Dr. Jung’s clinical cases make the science tangible. He describes women whose symptoms—fatigue, pain, anxiety, thyroid dysfunction—were dismissed for years, until testing revealed the truth: hormone imbalance was fueling immune chaos. In one case, a woman with Hashimoto’s thyroiditis found near-total relief—“98% improvement,” as the author notes—after switching to a phytonutrient-rich diet, eliminating gluten and soy, and rebalancing her hormones through natural means like omega-3s, selenium, and vitamin D. Her thyroid antibodies dropped from the hundreds to just two, a ten-year remission that conventional medicine couldn’t achieve. These stories reinforce the book’s central message: healing begins with understanding. “Doctors often treat symptoms, not causes,” Dr. Jung states, “but the weakest link in your system is where you break. Fix the cause, not the consequence.”
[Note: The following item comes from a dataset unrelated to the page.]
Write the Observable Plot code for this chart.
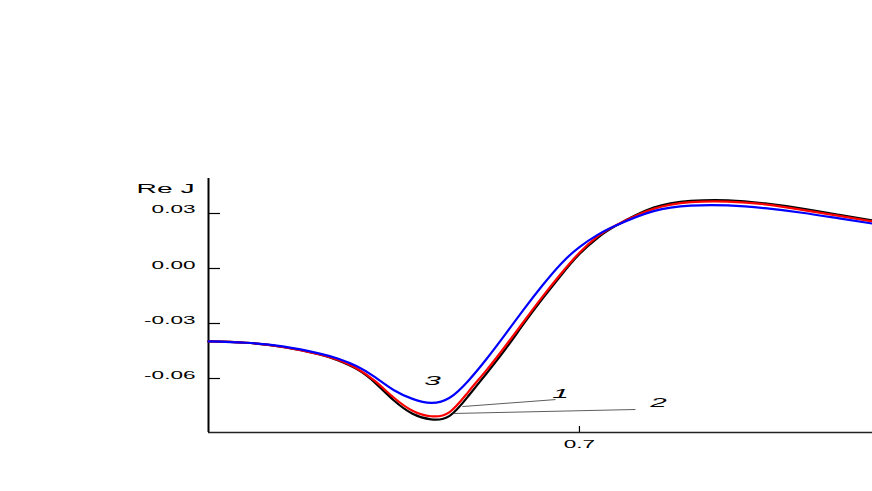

Functional medicine, as Dr. Jung practices it, is about revealing the “why” behind disease. It looks at the body as an interconnected system—where hormones, gut health, and immunity constantly communicate. Instead of suppressing symptoms with drugs, it identifies imbalances through comprehensive testing. For autoimmune disorders, that includes measuring cytokines, CD4/CD8 ratios, and hormone levels like cortisol, DHEA, estrogen, and testosterone. Each test tells a story: is the immune system under attack from within (low CD4/CD8 ratio)? Is estrogen too high, suppressing immune regulators? Has chronic stress depleted DHEA, the precursor to both testosterone and estrogen? Dr. Jung points out that when DHEA levels drop, the body prioritizes stress hormone production over sex hormone balance—a phenomenon he calls “pregnenolone steal.” The result? The immune system weakens, inflammation rises, and autoimmunity thrives. His solution combines targeted supplementation—such as DHEA or adaptogenic herbs like Ashwagandha and Tongkat Ali—with detoxification and dietary changes to restore hormonal harmony. The takeaway is simple: hormones aren’t the problem—they’re the key. And once women learn to tune them, they can stop merely surviving and start thriving again.